A miles de kilómetros, en Honduras, el bebé Johan emite casi todas las noches gritos desgarradores. Se calma cuando su madre menciona a Emily, la trabajadora social que lo atendió mientras estuvo bajo custodia del gobierno estadounidense. A veces le muestra videos que la trabajadora les envió para que no se sienta abandonado por ella.
Johan –quien se hizo famoso mundialmente cuando apareció frente a un juez en pañales– pasó un tercio de su vida en un refugio gubernamental de Arizona tras ser separado de su padre en la frontera en mayo.
Al reencontrarse en julio, al principio Johan no pareció reconocer a sus padres. Se niega a jugar con sus juguetes, a beber de su botella o a comer, ni siquiera cosas que le encantaban, como los plátanos.
No puede dormir con las luces apagadas. No sabe si abrazar fuertemente a su madre, pegarle o aislarse.
"Me pongo a pensar que quizás sea algo normal por su edad, pero cuando llora, llora como si estuviese teniendo pesadillas, grita duro como que está traumatizado," dijo Adalicia Montecinos, quien está en el octavo mes de embarazo de su segundo hijo. "Pensamos cuando lo recuperamos que todo iba a regresar a ser normal, pero está tan traumatizado que ni sabemos qué hacer".
Su padre, Rolando Antonio Bueso Castillo, no puede con la culpa por habérselo llevado. No estaba al tanto de la política de separación de familias y sufre pensando que su hijo, quien en ese entonces tenía 10 meses, fue separado de él. Afirma que aceptó ser deportado porque se le dijo que recuperaría a su hijo de inmediato.
Pero Johan pasó cinco meses en un refugio de Phoenix. Fue allí que pronunció sus primeras palabras y dio sus primeros pasos.
Bueso Castillo quiere demandar a Estados Unidos. Sin embargo, dice que no tiene los medios para hacerlo ganando 10 dólares diarios como conductor de autobuses.
"Esto es culpa de ellos", manifestó.
Isaí Valenzuela Segura, guatemalteco de 29 años que se reencontró con su hijo de nueve años el 26 de julio, quisiera poder hacer más para ayudar a su niño. Le gustaría poder contratar a un terapeuta.

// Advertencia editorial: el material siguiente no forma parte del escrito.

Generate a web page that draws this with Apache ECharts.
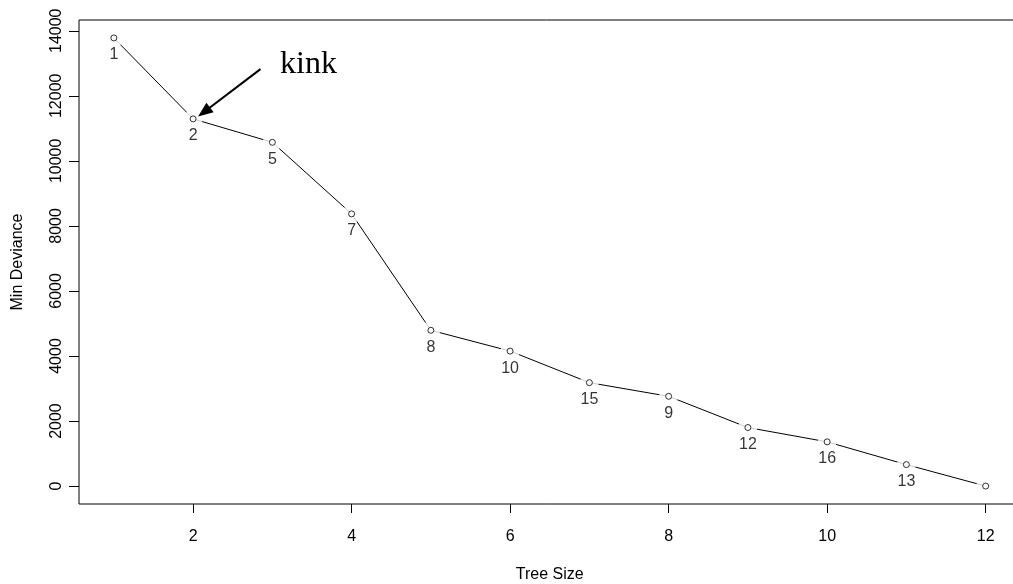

Sale adelante apoyándose en su fe y le lee la Biblia a su hijo.
"Pensé que cuando nos viésemos estaría feliz, pero me preguntó por qué lo había dejado. Me dijo, 'me dejaste solo 41 días. No tienes idea de lo que sufrí'", relató Valenzuela, quien vive con su hijo en Tennessee mientras se procesa su pedido de asilo. Vino escapando de la violencia en Guatemala.